======== SUPPLIED DATA ========
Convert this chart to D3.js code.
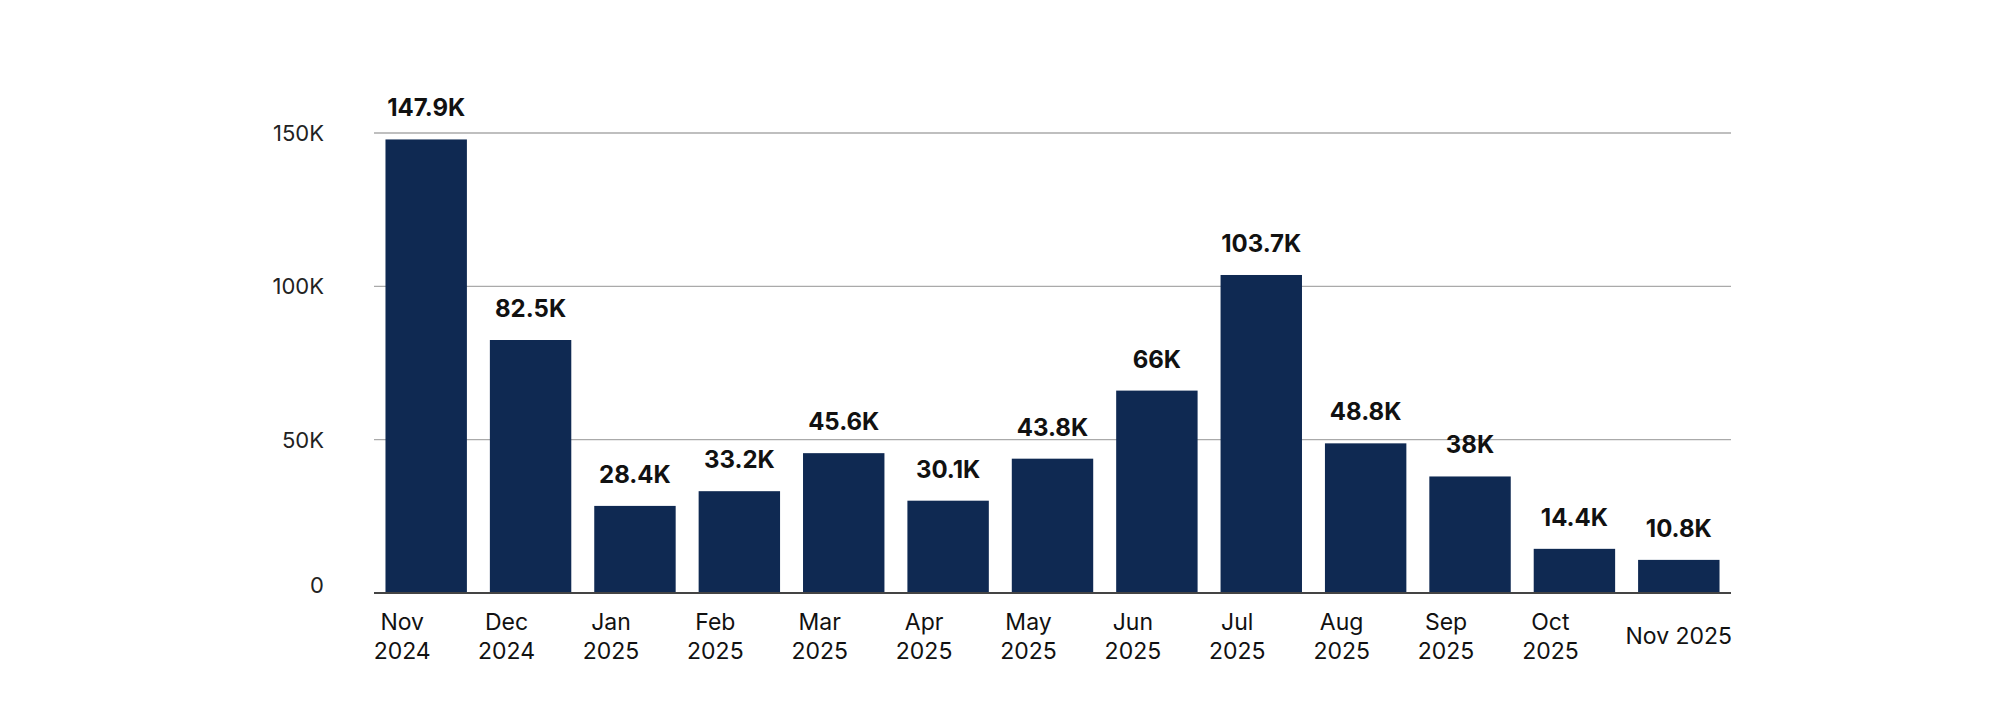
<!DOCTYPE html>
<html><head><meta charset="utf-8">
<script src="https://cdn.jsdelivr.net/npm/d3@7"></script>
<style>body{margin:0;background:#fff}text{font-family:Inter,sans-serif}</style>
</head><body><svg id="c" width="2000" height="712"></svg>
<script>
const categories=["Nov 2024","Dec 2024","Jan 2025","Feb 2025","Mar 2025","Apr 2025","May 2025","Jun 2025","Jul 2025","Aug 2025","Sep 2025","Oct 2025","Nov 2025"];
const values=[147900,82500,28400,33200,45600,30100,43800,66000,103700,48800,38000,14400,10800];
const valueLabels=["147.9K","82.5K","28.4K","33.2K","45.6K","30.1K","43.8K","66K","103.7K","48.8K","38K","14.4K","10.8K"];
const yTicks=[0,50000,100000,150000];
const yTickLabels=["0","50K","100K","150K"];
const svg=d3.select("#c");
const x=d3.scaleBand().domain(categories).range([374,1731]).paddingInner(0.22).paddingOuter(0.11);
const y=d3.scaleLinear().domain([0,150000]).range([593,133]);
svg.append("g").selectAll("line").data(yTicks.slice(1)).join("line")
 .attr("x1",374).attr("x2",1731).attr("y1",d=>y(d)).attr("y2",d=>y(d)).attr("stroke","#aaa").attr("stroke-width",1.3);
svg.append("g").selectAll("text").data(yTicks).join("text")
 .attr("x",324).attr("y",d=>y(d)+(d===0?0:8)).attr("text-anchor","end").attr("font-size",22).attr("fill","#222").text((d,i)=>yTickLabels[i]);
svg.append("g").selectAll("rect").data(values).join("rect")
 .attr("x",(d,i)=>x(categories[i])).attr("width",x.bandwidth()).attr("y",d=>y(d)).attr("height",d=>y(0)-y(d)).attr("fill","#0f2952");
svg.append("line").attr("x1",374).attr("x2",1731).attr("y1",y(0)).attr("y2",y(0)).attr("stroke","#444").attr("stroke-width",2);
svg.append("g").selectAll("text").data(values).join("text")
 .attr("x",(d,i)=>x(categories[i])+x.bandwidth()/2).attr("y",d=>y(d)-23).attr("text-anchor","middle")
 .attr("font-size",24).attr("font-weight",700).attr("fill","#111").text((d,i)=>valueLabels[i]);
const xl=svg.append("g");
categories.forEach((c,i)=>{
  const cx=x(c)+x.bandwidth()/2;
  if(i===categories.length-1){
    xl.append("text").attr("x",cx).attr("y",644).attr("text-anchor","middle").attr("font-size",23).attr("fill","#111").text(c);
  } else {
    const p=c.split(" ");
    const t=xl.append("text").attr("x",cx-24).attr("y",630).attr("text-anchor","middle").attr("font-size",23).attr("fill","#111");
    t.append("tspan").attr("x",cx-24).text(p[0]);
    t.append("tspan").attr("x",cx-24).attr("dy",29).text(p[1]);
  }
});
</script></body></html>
========
Copy every line of the data word for word, omitting the images.

Convert this chart to D3.js code.
<!DOCTYPE html>
<html><head><meta charset="utf-8">
<script src="https://cdn.jsdelivr.net/npm/d3@7"></script>
<style>body{margin:0;background:#fff}text{font-family:Inter,sans-serif}</style>
</head><body><svg id="c" width="2000" height="712"></svg>
<script>
const categories=["Nov 2024","Dec 2024","Jan 2025","Feb 2025","Mar 2025","Apr 2025","May 2025","Jun 2025","Jul 2025","Aug 2025","Sep 2025","Oct 2025","Nov 2025"];
const values=[147900,82500,28400,33200,45600,30100,43800,66000,103700,48800,38000,14400,10800];
const valueLabels=["147.9K","82.5K","28.4K","33.2K","45.6K","30.1K","43.8K","66K","103.7K","48.8K","38K","14.4K","10.8K"];
const yTicks=[0,50000,100000,150000];
const yTickLabels=["0","50K","100K","150K"];
const svg=d3.select("#c");
const x=d3.scaleBand().domain(categories).range([374,1731]).paddingInner(0.22).paddingOuter(0.11);
const y=d3.scaleLinear().domain([0,150000]).range([593,133]);
svg.append("g").selectAll("line").data(yTicks.slice(1)).join("line")
 .attr("x1",374).attr("x2",1731).attr("y1",d=>y(d)).attr("y2",d=>y(d)).attr("stroke","#aaa").attr("stroke-width",1.3);
svg.append("g").selectAll("text").data(yTicks).join("text")
 .attr("x",324).attr("y",d=>y(d)+(d===0?0:8)).attr("text-anchor","end").attr("font-size",22).attr("fill","#222").text((d,i)=>yTickLabels[i]);
svg.append("g").selectAll("rect").data(values).join("rect")
 .attr("x",(d,i)=>x(categories[i])).attr("width",x.bandwidth()).attr("y",d=>y(d)).attr("height",d=>y(0)-y(d)).attr("fill","#0f2952");
svg.append("line").attr("x1",374).attr("x2",1731).attr("y1",y(0)).attr("y2",y(0)).attr("stroke","#444").attr("stroke-width",2);
svg.append("g").selectAll("text").data(values).join("text")
 .attr("x",(d,i)=>x(categories[i])+x.bandwidth()/2).attr("y",d=>y(d)-23).attr("text-anchor","middle")
 .attr("font-size",24).attr("font-weight",700).attr("fill","#111").text((d,i)=>valueLabels[i]);
const xl=svg.append("g");
categories.forEach((c,i)=>{
  const cx=x(c)+x.bandwidth()/2;
  if(i===categories.length-1){
    xl.append("text").attr("x",cx).attr("y",644).attr("text-anchor","middle").attr("font-size",23).attr("fill","#111").text(c);
  } else {
    const p=c.split(" ");
    const t=xl.append("text").attr("x",cx-24).attr("y",630).attr("text-anchor","middle").attr("font-size",23).attr("fill","#111");
    t.append("tspan").attr("x",cx-24).text(p[0]);
    t.append("tspan").attr("x",cx-24).attr("dy",29).text(p[1]);
  }
});
</script></body></html>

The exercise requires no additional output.